— START —

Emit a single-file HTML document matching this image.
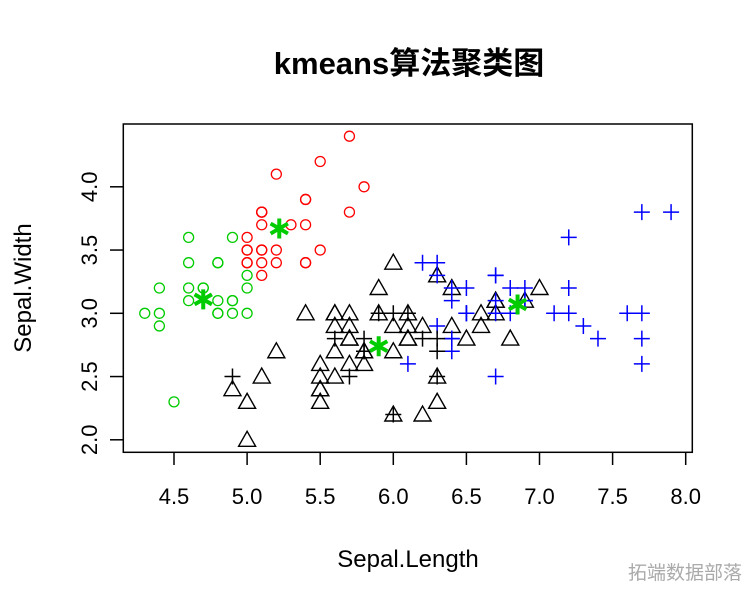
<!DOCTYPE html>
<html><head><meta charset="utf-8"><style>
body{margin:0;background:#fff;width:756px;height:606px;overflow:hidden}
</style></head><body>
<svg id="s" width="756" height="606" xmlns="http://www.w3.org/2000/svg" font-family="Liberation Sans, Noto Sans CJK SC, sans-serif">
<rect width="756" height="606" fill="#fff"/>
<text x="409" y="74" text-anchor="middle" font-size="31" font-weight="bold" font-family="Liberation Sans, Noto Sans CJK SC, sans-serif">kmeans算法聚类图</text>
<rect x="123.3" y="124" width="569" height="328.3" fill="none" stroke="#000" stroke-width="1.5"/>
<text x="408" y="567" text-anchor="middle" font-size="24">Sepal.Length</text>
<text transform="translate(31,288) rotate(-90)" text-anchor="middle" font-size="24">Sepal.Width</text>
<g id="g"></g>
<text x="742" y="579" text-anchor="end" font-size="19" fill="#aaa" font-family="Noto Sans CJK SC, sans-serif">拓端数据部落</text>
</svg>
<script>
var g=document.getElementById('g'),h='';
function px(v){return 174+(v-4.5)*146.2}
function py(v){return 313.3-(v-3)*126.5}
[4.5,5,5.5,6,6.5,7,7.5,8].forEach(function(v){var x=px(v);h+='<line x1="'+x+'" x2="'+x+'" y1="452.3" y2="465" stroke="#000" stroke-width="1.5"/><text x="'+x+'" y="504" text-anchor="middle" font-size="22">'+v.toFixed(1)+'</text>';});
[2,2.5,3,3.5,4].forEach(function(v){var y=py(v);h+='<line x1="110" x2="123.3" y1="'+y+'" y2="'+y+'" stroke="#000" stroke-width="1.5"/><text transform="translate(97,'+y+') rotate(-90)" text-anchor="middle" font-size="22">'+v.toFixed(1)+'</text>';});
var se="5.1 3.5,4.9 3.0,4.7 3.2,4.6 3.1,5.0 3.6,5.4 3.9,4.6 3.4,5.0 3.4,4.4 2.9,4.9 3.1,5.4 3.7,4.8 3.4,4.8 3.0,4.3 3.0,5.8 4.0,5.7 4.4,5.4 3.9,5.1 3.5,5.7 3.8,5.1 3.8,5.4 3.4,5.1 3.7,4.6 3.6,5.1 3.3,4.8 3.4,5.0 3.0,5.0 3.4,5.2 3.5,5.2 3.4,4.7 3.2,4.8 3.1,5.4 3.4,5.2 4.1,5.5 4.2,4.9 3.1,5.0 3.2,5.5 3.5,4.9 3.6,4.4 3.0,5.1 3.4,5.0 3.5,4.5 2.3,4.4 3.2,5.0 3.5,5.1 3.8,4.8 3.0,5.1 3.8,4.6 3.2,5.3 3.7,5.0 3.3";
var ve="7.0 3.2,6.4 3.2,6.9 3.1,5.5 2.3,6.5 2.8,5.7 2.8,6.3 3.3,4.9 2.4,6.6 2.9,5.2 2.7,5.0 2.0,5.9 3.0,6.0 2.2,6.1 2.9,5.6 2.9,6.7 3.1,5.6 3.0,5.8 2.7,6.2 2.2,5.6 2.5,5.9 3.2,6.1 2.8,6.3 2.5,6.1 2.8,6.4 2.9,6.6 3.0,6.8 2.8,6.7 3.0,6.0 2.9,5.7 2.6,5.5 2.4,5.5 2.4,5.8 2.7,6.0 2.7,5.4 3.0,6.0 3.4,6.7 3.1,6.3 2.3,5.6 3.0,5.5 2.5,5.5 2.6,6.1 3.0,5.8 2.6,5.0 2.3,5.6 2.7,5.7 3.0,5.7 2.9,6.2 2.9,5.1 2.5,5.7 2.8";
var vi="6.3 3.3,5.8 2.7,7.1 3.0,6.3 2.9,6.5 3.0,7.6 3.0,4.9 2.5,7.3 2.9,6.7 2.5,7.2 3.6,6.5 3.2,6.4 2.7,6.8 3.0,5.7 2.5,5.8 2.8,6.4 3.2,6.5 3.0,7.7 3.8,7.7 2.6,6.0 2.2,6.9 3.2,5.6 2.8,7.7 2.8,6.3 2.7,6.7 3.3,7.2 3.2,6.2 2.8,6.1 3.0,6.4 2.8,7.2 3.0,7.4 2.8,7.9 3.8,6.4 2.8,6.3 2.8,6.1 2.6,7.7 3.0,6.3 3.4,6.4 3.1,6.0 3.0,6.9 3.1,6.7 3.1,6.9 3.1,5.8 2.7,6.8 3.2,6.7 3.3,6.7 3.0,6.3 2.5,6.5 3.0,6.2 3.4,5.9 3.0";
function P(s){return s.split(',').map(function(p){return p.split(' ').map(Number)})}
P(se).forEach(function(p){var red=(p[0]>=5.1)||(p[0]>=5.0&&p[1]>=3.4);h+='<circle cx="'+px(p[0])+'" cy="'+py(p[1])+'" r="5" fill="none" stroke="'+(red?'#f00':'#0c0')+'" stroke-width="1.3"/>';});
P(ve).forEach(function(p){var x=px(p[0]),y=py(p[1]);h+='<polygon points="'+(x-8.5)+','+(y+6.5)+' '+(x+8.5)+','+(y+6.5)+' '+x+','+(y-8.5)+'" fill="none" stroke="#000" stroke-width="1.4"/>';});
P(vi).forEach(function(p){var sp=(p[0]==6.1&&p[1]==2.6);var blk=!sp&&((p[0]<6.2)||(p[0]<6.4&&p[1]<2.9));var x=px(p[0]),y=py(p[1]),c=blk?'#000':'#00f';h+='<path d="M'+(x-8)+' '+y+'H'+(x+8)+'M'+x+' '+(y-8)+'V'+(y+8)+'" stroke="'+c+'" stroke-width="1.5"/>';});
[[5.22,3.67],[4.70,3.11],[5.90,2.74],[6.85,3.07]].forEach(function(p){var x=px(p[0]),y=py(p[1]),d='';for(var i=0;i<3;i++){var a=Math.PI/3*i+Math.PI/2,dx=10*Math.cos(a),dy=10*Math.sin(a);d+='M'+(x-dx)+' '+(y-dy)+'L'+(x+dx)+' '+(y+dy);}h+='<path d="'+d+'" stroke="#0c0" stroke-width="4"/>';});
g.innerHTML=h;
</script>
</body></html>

— END —

Quote the preceding listing precisely and completely, omitting its images.

Emit a single-file HTML document matching this image.
<!DOCTYPE html>
<html><head><meta charset="utf-8"><style>
body{margin:0;background:#fff;width:756px;height:606px;overflow:hidden}
</style></head><body>
<svg id="s" width="756" height="606" xmlns="http://www.w3.org/2000/svg" font-family="Liberation Sans, Noto Sans CJK SC, sans-serif">
<rect width="756" height="606" fill="#fff"/>
<text x="409" y="74" text-anchor="middle" font-size="31" font-weight="bold" font-family="Liberation Sans, Noto Sans CJK SC, sans-serif">kmeans算法聚类图</text>
<rect x="123.3" y="124" width="569" height="328.3" fill="none" stroke="#000" stroke-width="1.5"/>
<text x="408" y="567" text-anchor="middle" font-size="24">Sepal.Length</text>
<text transform="translate(31,288) rotate(-90)" text-anchor="middle" font-size="24">Sepal.Width</text>
<g id="g"></g>
<text x="742" y="579" text-anchor="end" font-size="19" fill="#aaa" font-family="Noto Sans CJK SC, sans-serif">拓端数据部落</text>
</svg>
<script>
var g=document.getElementById('g'),h='';
function px(v){return 174+(v-4.5)*146.2}
function py(v){return 313.3-(v-3)*126.5}
[4.5,5,5.5,6,6.5,7,7.5,8].forEach(function(v){var x=px(v);h+='<line x1="'+x+'" x2="'+x+'" y1="452.3" y2="465" stroke="#000" stroke-width="1.5"/><text x="'+x+'" y="504" text-anchor="middle" font-size="22">'+v.toFixed(1)+'</text>';});
[2,2.5,3,3.5,4].forEach(function(v){var y=py(v);h+='<line x1="110" x2="123.3" y1="'+y+'" y2="'+y+'" stroke="#000" stroke-width="1.5"/><text transform="translate(97,'+y+') rotate(-90)" text-anchor="middle" font-size="22">'+v.toFixed(1)+'</text>';});
var se="5.1 3.5,4.9 3.0,4.7 3.2,4.6 3.1,5.0 3.6,5.4 3.9,4.6 3.4,5.0 3.4,4.4 2.9,4.9 3.1,5.4 3.7,4.8 3.4,4.8 3.0,4.3 3.0,5.8 4.0,5.7 4.4,5.4 3.9,5.1 3.5,5.7 3.8,5.1 3.8,5.4 3.4,5.1 3.7,4.6 3.6,5.1 3.3,4.8 3.4,5.0 3.0,5.0 3.4,5.2 3.5,5.2 3.4,4.7 3.2,4.8 3.1,5.4 3.4,5.2 4.1,5.5 4.2,4.9 3.1,5.0 3.2,5.5 3.5,4.9 3.6,4.4 3.0,5.1 3.4,5.0 3.5,4.5 2.3,4.4 3.2,5.0 3.5,5.1 3.8,4.8 3.0,5.1 3.8,4.6 3.2,5.3 3.7,5.0 3.3";
var ve="7.0 3.2,6.4 3.2,6.9 3.1,5.5 2.3,6.5 2.8,5.7 2.8,6.3 3.3,4.9 2.4,6.6 2.9,5.2 2.7,5.0 2.0,5.9 3.0,6.0 2.2,6.1 2.9,5.6 2.9,6.7 3.1,5.6 3.0,5.8 2.7,6.2 2.2,5.6 2.5,5.9 3.2,6.1 2.8,6.3 2.5,6.1 2.8,6.4 2.9,6.6 3.0,6.8 2.8,6.7 3.0,6.0 2.9,5.7 2.6,5.5 2.4,5.5 2.4,5.8 2.7,6.0 2.7,5.4 3.0,6.0 3.4,6.7 3.1,6.3 2.3,5.6 3.0,5.5 2.5,5.5 2.6,6.1 3.0,5.8 2.6,5.0 2.3,5.6 2.7,5.7 3.0,5.7 2.9,6.2 2.9,5.1 2.5,5.7 2.8";
var vi="6.3 3.3,5.8 2.7,7.1 3.0,6.3 2.9,6.5 3.0,7.6 3.0,4.9 2.5,7.3 2.9,6.7 2.5,7.2 3.6,6.5 3.2,6.4 2.7,6.8 3.0,5.7 2.5,5.8 2.8,6.4 3.2,6.5 3.0,7.7 3.8,7.7 2.6,6.0 2.2,6.9 3.2,5.6 2.8,7.7 2.8,6.3 2.7,6.7 3.3,7.2 3.2,6.2 2.8,6.1 3.0,6.4 2.8,7.2 3.0,7.4 2.8,7.9 3.8,6.4 2.8,6.3 2.8,6.1 2.6,7.7 3.0,6.3 3.4,6.4 3.1,6.0 3.0,6.9 3.1,6.7 3.1,6.9 3.1,5.8 2.7,6.8 3.2,6.7 3.3,6.7 3.0,6.3 2.5,6.5 3.0,6.2 3.4,5.9 3.0";
function P(s){return s.split(',').map(function(p){return p.split(' ').map(Number)})}
P(se).forEach(function(p){var red=(p[0]>=5.1)||(p[0]>=5.0&&p[1]>=3.4);h+='<circle cx="'+px(p[0])+'" cy="'+py(p[1])+'" r="5" fill="none" stroke="'+(red?'#f00':'#0c0')+'" stroke-width="1.3"/>';});
P(ve).forEach(function(p){var x=px(p[0]),y=py(p[1]);h+='<polygon points="'+(x-8.5)+','+(y+6.5)+' '+(x+8.5)+','+(y+6.5)+' '+x+','+(y-8.5)+'" fill="none" stroke="#000" stroke-width="1.4"/>';});
P(vi).forEach(function(p){var sp=(p[0]==6.1&&p[1]==2.6);var blk=!sp&&((p[0]<6.2)||(p[0]<6.4&&p[1]<2.9));var x=px(p[0]),y=py(p[1]),c=blk?'#000':'#00f';h+='<path d="M'+(x-8)+' '+y+'H'+(x+8)+'M'+x+' '+(y-8)+'V'+(y+8)+'" stroke="'+c+'" stroke-width="1.5"/>';});
[[5.22,3.67],[4.70,3.11],[5.90,2.74],[6.85,3.07]].forEach(function(p){var x=px(p[0]),y=py(p[1]),d='';for(var i=0;i<3;i++){var a=Math.PI/3*i+Math.PI/2,dx=10*Math.cos(a),dy=10*Math.sin(a);d+='M'+(x-dx)+' '+(y-dy)+'L'+(x+dx)+' '+(y+dy);}h+='<path d="'+d+'" stroke="#0c0" stroke-width="4"/>';});
g.innerHTML=h;
</script>
</body></html>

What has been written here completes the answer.